**Task details**
The lines to extract run from the start of the records through the line with "plt.rcParams['axes.unicode_minus'] = False", both ends included; drop the pictures.

**Some records**

* Start *

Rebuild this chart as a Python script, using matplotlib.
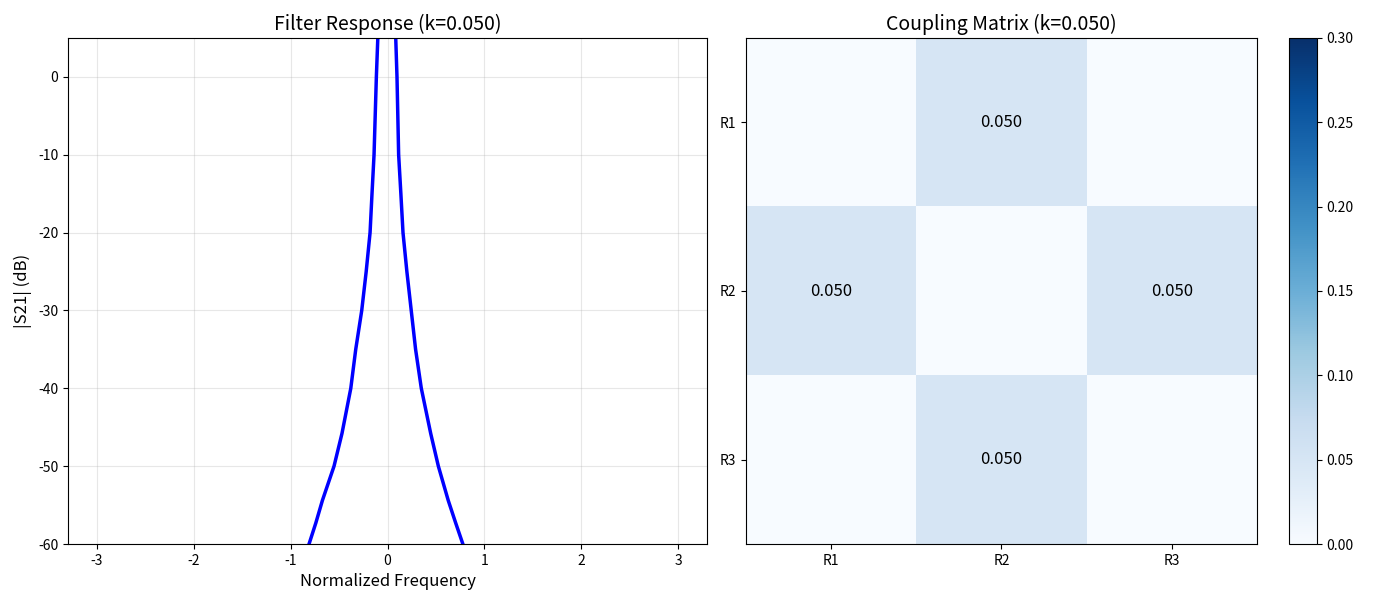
import matplotlib
matplotlib.use("Agg")
import matplotlib.pyplot as plt
import numpy as np

plt.rcParams['font.family'] = ['Noto Sans CJK SC', 'DejaVu Sans']
plt.rcParams['axes.unicode_minus'] = False

# Filter response (normalized frequency, dB)
freq = [-3.3, -1.0, -0.81, -0.74, -0.672, -0.552, -0.47, -0.379, -0.328, -0.266, -0.22, -0.18,
        -0.16, -0.139, -0.115, -0.10,
        -0.01,
        0.085, 0.098, 0.115, 0.138, 0.16, 0.20, 0.245, 0.29, 0.349, 0.446, 0.525, 0.627, 0.704,
        0.778, 1.0, 3.3]
s21_db = [-120, -68, -60, -57.3, -54.4, -50, -45.8, -40, -35, -30, -25, -20,
          -15, -10, 0, 5,
          30,
          5, 0, -10, -15, -20, -25, -30, -35, -40, -45.8, -50, -54.4, -57.3,
          -60, -68, -120]

# Coupling matrix
resonators = ['R1', 'R2', 'R3']
coupling = [[0.0, 0.05, 0.0],
            [0.05, 0.0, 0.05],
            [0.0, 0.05, 0.0]]
k = 0.05

fig = plt.figure(figsize=(14, 6), dpi=100)
W, H = 1400.0, 600.0
ax1 = fig.add_axes([68 / W, 1 - 544 / H, (707 - 68) / W, (544 - 38) / H])
ax2 = fig.add_axes([746 / W, 1 - 544 / H, (1257 - 746) / W, (544 - 38) / H])
cax = fig.add_axes([1289 / W, 1 - 544 / H, (1317 - 1289) / W, (544 - 38) / H])

ax1.plot(freq, s21_db, color='blue', linewidth=2.5)
ax1.set_xlim(-np.pi * 1.05, np.pi * 1.05)
ax1.set_ylim(-60, 5)
ax1.grid(True, alpha=0.3)
ax1.set_xlabel('Normalized Frequency', fontsize=12)
ax1.set_ylabel('|S21| (dB)', fontsize=12)
ax1.set_title(f'Filter Response (k={k:.3f})', fontsize=14)

M = np.array(coupling)
im = ax2.imshow(M, cmap='Blues', vmin=0, vmax=0.3, aspect='auto')
ax2.set_xticks(range(len(resonators)))
ax2.set_yticks(range(len(resonators)))
ax2.set_xticklabels(resonators)
ax2.set_yticklabels(resonators)
for i in range(M.shape[0]):
    for j in range(M.shape[1]):
        if M[i, j] != 0:
            ax2.text(j, i, f'{M[i, j]:.3f}', ha='center', va='center', fontsize=12, color='black')
ax2.set_title(f'Coupling Matrix (k={k:.3f})', fontsize=14)
fig.colorbar(im, cax=cax)

plt.savefig('out.png', dpi=100)
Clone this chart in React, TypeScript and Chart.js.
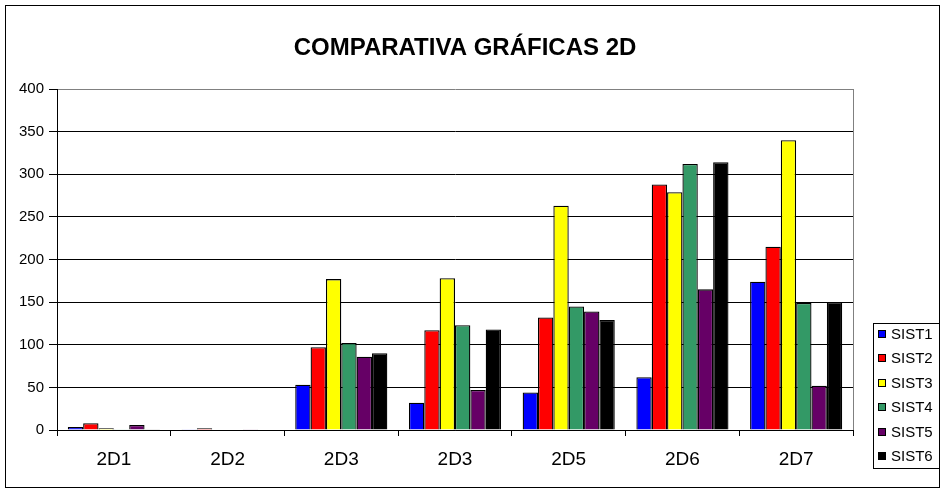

* End *

**Full response**
Rebuild this chart as a Python script, using matplotlib.
import matplotlib
matplotlib.use("Agg")
import matplotlib.pyplot as plt
import numpy as np

plt.rcParams['font.family'] = ['Noto Sans CJK SC', 'DejaVu Sans']
plt.rcParams['axes.unicode_minus'] = False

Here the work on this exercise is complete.